Opinión

El sol es subjetivo

Un enfado al desayuno hace que mi mañana del domingo transcurra por completo en un valle de infelicidad. Así es, o así somos o así soy.

SALGO A POR este periódico y a por el pan, lloviendo. Camino despacio y con cara mustia, aunque la calle, al recordarte que el mundo sigue, siempre te pone un poco en tu sitio. Me encuentro con una amiga de mis padres, que me leyó el otro día, y me dice que no haga caso de los tests psicológicos; y menos aun siendo tan guapo. Y me parece un buen argumento. Qué haríamos sin el cariño de los demás.

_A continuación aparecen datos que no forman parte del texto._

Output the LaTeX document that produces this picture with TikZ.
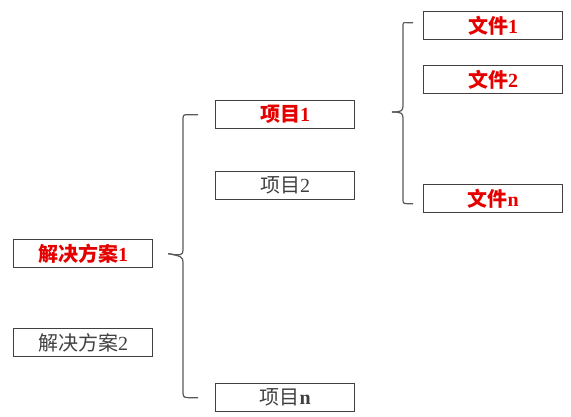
\documentclass[tikz,border=0pt]{standalone}
\usepackage{fontspec}
\usetikzlibrary{calc}
\setmainfont{Liberation Serif}
\newfontfamily\cjk{Noto Sans CJK SC}
\begin{document}
\begin{tikzpicture}[x=1pt,y=-1pt,
  box/.style={draw=black!75,line width=1.3pt,minimum width=139pt,minimum height=28pt,inner sep=0pt,anchor=north west,text=black!75,font=\fontsize{20}{20}\selectfont},
  hot/.style={text=red!90!black,font=\fontsize{20}{20}\selectfont\bfseries},
  brace/.style={draw=black!65,line width=1.2pt}]
\useasboundingbox (0,0) rectangle (571,416);
\node[box,hot] (s1) at (13,239) {{\cjk\bfseries 解决方案}1};
\node[box] (s2) at (13,328) {{\cjk 解决方案}2};
\node[box,hot] (p1) at (215,100) {{\cjk\bfseries 项目}1};
\node[box] (p2) at (215,171) {{\cjk 项目}2};
\node[box] (pn) at (215,383) {{\cjk 项目}\textbf{n}};
\node[box,hot] (f1) at (423,11) {{\cjk\bfseries 文件}1};
\node[box,hot] (f2) at (423,65) {{\cjk\bfseries 文件}2};
\node[box,hot] (fn) at (423,184) {{\cjk\bfseries 文件}n};
% brace 1
\coordinate (b1tip) at ($(s1.east)+(15,0)$);
\coordinate (b1top) at ($(p1.west)+(-17,0)$);
\coordinate (b1bot) at ($(pn.west)+(-17,0)$);
\draw[brace] (b1top) -- ++(-10,0) .. controls +(-5,0) and (183,115) .. (183,121) -- (183,250) .. controls (183,255) and (181,256) .. (b1tip);
\draw[brace] (b1bot) -- ++(-10,0) .. controls +(-5,0) and (183,396) .. (183,390) -- (183,262) .. controls (183,257) and (181,256) .. (b1tip);
% brace 2
\coordinate (b2tip) at (392,112);
\coordinate (b2top) at ($(f1.west)+(-10,-3)$);
\coordinate (b2bot) at ($(fn.west)+(-10,5)$);
\draw[brace] (b2top) -- ++(-6,0) .. controls +(-4,0) and (403,22) .. (403,27) -- (403,106) .. controls (403,111) and (401,112) .. (b2tip);
\draw[brace] (b2bot) -- ++(-6,0) .. controls +(-4,0) and (403,203) .. (403,198) -- (403,118) .. controls (403,113) and (401,112) .. (b2tip);
\end{tikzpicture}
\end{document}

Un día de esta semana fui a dar una charla, por trabajo, a un ambiente extraño para mí. Fueron todos muy amables conmigo y parecían buena gente, bien intencionados, y seguramente lo eran, como casi todo el mundo —por eso no nos hemos extinguido hace ya tiempo—. Y después de escucharlos durante toda la cena pensé que aquello era exactamente lo que significa ser conservador: cierta idea de que el reparto es justo. Creer, de manera más o menos consciente, que si las cosas están así por algo será. Por algo relacionado con méritos propios y deméritos ajenos, supongo. Y claro, así no caben ni la responsabilidad ni el remordimiento, ni hay por tanto motivos para cambiar nada, más allá de los gestos de caridad que la propia generosidad dicte. Al fin lo he entendido.
Cocino yo. Cocinar al horno consiste, gran parte del tiempo, en poner una silla delante y sentarse a leer. A veces mis razonamientos me recuerdan a algunos de Murakami. Estoy leyéndolo por primera vez, Kafka en la orilla, y hay páginas muy interesantes, otras que me dejan indiferente y algunas que parecen las primerizas y obvias reflexiones de un adolescente: me refiero a estas.

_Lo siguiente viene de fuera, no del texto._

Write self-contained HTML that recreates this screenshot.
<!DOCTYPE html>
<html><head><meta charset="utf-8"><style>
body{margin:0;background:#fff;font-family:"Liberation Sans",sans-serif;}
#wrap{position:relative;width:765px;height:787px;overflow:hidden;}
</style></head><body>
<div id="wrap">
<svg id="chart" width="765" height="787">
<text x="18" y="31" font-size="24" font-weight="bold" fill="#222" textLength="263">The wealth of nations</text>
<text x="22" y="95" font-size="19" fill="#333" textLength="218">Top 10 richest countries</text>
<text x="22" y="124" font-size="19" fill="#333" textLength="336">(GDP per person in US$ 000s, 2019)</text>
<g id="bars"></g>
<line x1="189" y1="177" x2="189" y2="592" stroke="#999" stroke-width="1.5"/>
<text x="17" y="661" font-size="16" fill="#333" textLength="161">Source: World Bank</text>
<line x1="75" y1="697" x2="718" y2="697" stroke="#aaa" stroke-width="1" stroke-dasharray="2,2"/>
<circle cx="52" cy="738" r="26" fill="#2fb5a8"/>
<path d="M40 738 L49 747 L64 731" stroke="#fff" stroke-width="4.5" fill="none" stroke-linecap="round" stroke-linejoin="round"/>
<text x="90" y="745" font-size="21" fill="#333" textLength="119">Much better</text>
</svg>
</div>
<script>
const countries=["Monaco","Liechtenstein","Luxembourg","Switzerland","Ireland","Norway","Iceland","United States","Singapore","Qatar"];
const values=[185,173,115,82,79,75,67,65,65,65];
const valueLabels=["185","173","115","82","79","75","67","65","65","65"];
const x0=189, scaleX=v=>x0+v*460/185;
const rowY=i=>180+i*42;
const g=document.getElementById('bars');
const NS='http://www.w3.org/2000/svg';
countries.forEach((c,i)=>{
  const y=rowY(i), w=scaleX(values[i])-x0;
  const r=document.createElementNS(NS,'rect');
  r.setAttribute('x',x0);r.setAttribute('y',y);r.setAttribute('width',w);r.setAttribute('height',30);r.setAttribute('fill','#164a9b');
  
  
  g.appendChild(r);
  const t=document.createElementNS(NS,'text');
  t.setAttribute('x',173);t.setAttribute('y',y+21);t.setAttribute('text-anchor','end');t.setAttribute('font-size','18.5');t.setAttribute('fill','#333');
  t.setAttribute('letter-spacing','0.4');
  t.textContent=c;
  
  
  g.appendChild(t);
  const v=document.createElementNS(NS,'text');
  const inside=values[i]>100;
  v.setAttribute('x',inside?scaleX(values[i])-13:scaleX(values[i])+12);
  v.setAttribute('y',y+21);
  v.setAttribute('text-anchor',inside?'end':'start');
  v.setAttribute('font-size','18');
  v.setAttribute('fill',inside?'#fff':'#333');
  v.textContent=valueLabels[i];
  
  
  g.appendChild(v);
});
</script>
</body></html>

Me inspiro en un post de un amigo y en una fuente preparo una cama, o lecho, de pimientos en tiras, cebolla en aros y patatas cortadas en panadera, con aceite y sal; a la media hora de horno le añado rodajas de tomate y más aceite y más sal, y revuelvo todo, deshaciendo por tanto la cama; y al cuarto de hora le pongo encima unos lomos de salmón de Mercadona, bastante caros pero irrisoriamente baratos comparados con comer fuera, y sal y pimienta, y el zumo de dos limones —pequeños, he de puntualizar, que tampoco puede saber solo a limón—, y lo horneo unos quince minutos más: no se imaginan qué rico estaba. Nos encantó a todos.


Además, mientras estaba en la cocina tuvo lugar una de esas reconciliaciones de abrazo que nos salvan la vida, y que hizo que de nuevo saliera el sol, aunque fuera lloviese sin parar.